I was staying at the Houstonian, a hotel much patronised by George Bush, who lives just round the corner. He is a keen angler, and I pondered the idea of inviting him for a day's fishing. I mean, the former US president ought to know the good spots and have access to some tasty private waters, shouldn't he? I didn't get George Bush, but I found Tim Lopas.

A former tennis and rock band bass player, Lopas hopes ultimately to become a fishing guide. At the moment, he is some way off. He is director of guest services at the Houstonian, and it interferes hugely with his dream to fish day and night. Some might see this career plan as a step backwards. After all, he is only 30, in a high-profile job and likely to continue climbing the corporate ladder.

Lopas, like many Texans, does not suffer from self-doubt. Yeah, sure, the hotel job pays well and will reward him even better in the near future. But a guide can earn $400 for a half-day, that's, er, $5,600 a week (you suspect this is the rationale his wife will have to argue against) and on the happiness scale, becoming a fishing guide would send him to the Crab Nebula.

When he discovered that I enjoyed the occasional cast, Lopas immediately rescheduled my quiet evening of a few beers and a gumbo. "Let's go fishing," he said. The hotel staff looked on in relief (no big-fish tales from the boss, at least for a few hours) or pity (because they knew what I was in for).

Lopas spends every spare moment on the Galveston coast. He religiously checks the Internet to see what others have been catching, and files his own catches as soon as he returns. Local anglers meticulously record their day, blank or success. It is one of the few truly useful websites among all those millions of wasted words. We stopped off at Lopas' home to get the tackle. He nodded to the dogs, the kids, the wife. A quick final check of the well-named Net and we were off in his pick-up. Lopas is very serious about his fishing. You can't get a live bait well and an outboard engine in the back of a Cadillac.

"The fishing here has made an amazing recovery over the last four years," he said. "I would go so far as to say that it maybe the best undiscovered fishing in America."

"Give me an example."

"Well, there's a spot near that bridge where I caught eight Drums in three hours with the smallest 35lb, earlier this year. We're a couple of weeks early for the main run of speckled trout, but when they really come in, fishing is truly fabulous."

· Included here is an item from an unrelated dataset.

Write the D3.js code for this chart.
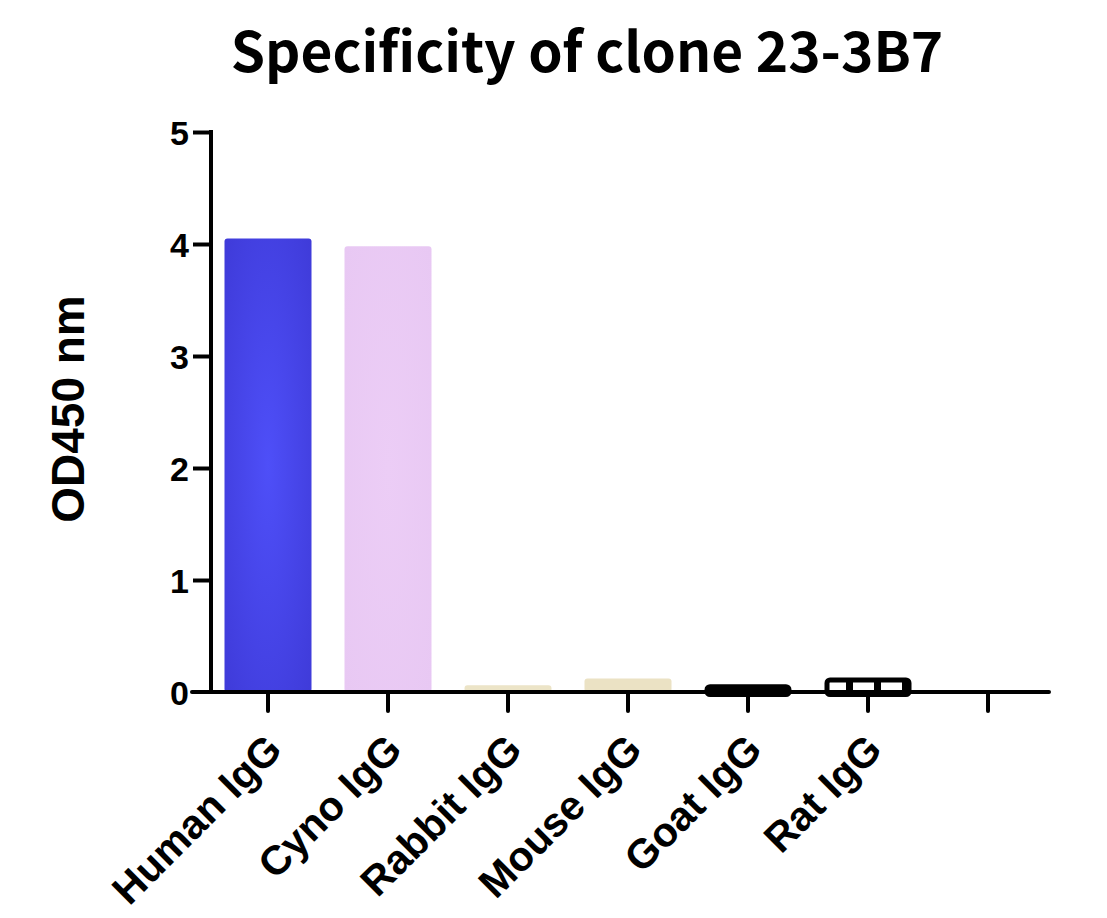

We are driving along the Galveston coast road, an 18-mile strand of which Lopas claims to know every inch. The bay of Mexico is to our left, but high winds means we will have to fish in the Bayous. It is 10pm. Ten minutes ago, we stopped at an all-night tackle shop. It had less gear than I have in my garage but one unique feature: live shrimps. Not the weedy things you spend ages trying to disembowel at the seaside. They are eight-inch king prawns, a supreme bait around Galveston. At $12 a quart, "shrimps" bring in enough punters for the shop to survive happily and, I thought, if we don't catch anything, at least we can eat the bait.